-- START GIVEN MATERIAL --
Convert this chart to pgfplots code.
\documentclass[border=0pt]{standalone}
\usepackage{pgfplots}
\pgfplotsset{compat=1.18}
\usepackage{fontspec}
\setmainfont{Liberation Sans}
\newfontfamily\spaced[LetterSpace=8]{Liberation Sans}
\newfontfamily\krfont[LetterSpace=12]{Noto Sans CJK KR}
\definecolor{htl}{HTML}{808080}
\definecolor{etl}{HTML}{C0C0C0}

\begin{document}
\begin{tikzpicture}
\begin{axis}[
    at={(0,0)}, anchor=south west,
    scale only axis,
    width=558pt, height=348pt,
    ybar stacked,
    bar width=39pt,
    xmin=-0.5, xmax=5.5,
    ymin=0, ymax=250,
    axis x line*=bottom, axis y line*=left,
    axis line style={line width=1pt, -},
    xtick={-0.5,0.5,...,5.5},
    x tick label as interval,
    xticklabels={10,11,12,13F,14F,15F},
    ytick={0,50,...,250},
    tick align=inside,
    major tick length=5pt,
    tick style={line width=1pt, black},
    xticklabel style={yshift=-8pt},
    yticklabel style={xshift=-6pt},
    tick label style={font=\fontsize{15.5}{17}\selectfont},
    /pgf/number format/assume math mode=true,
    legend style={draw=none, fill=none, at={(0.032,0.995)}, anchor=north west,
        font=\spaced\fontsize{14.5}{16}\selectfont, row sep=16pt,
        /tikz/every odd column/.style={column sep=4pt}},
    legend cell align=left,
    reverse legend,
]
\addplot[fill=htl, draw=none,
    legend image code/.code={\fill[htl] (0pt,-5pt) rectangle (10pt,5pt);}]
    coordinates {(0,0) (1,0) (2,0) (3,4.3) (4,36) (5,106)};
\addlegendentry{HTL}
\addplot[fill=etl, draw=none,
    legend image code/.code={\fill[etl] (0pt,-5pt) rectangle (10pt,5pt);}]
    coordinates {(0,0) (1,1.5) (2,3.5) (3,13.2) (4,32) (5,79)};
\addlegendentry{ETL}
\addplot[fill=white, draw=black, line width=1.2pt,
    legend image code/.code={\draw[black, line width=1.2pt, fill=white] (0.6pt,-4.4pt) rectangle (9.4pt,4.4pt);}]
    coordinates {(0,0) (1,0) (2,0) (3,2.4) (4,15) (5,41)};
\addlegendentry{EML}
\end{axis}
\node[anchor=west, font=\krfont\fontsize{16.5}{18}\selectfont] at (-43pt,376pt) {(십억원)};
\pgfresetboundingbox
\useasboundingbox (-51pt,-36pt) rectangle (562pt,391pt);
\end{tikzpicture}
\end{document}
-- END GIVEN MATERIAL --
## STATED EXERCISE
Write out the whole listing again, exactly as it stands.

## OUTPUT FOR THIS EXERCISE
Convert this chart to pgfplots code.
\documentclass[border=0pt]{standalone}
\usepackage{pgfplots}
\pgfplotsset{compat=1.18}
\usepackage{fontspec}
\setmainfont{Liberation Sans}
\newfontfamily\spaced[LetterSpace=8]{Liberation Sans}
\newfontfamily\krfont[LetterSpace=12]{Noto Sans CJK KR}
\definecolor{htl}{HTML}{808080}
\definecolor{etl}{HTML}{C0C0C0}

\begin{document}
\begin{tikzpicture}
\begin{axis}[
    at={(0,0)}, anchor=south west,
    scale only axis,
    width=558pt, height=348pt,
    ybar stacked,
    bar width=39pt,
    xmin=-0.5, xmax=5.5,
    ymin=0, ymax=250,
    axis x line*=bottom, axis y line*=left,
    axis line style={line width=1pt, -},
    xtick={-0.5,0.5,...,5.5},
    x tick label as interval,
    xticklabels={10,11,12,13F,14F,15F},
    ytick={0,50,...,250},
    tick align=inside,
    major tick length=5pt,
    tick style={line width=1pt, black},
    xticklabel style={yshift=-8pt},
    yticklabel style={xshift=-6pt},
    tick label style={font=\fontsize{15.5}{17}\selectfont},
    /pgf/number format/assume math mode=true,
    legend style={draw=none, fill=none, at={(0.032,0.995)}, anchor=north west,
        font=\spaced\fontsize{14.5}{16}\selectfont, row sep=16pt,
        /tikz/every odd column/.style={column sep=4pt}},
    legend cell align=left,
    reverse legend,
]
\addplot[fill=htl, draw=none,
    legend image code/.code={\fill[htl] (0pt,-5pt) rectangle (10pt,5pt);}]
    coordinates {(0,0) (1,0) (2,0) (3,4.3) (4,36) (5,106)};
\addlegendentry{HTL}
\addplot[fill=etl, draw=none,
    legend image code/.code={\fill[etl] (0pt,-5pt) rectangle (10pt,5pt);}]
    coordinates {(0,0) (1,1.5) (2,3.5) (3,13.2) (4,32) (5,79)};
\addlegendentry{ETL}
\addplot[fill=white, draw=black, line width=1.2pt,
    legend image code/.code={\draw[black, line width=1.2pt, fill=white] (0.6pt,-4.4pt) rectangle (9.4pt,4.4pt);}]
    coordinates {(0,0) (1,0) (2,0) (3,2.4) (4,15) (5,41)};
\addlegendentry{EML}
\end{axis}
\node[anchor=west, font=\krfont\fontsize{16.5}{18}\selectfont] at (-43pt,376pt) {(십억원)};
\pgfresetboundingbox
\useasboundingbox (-51pt,-36pt) rectangle (562pt,391pt);
\end{tikzpicture}
\end{document}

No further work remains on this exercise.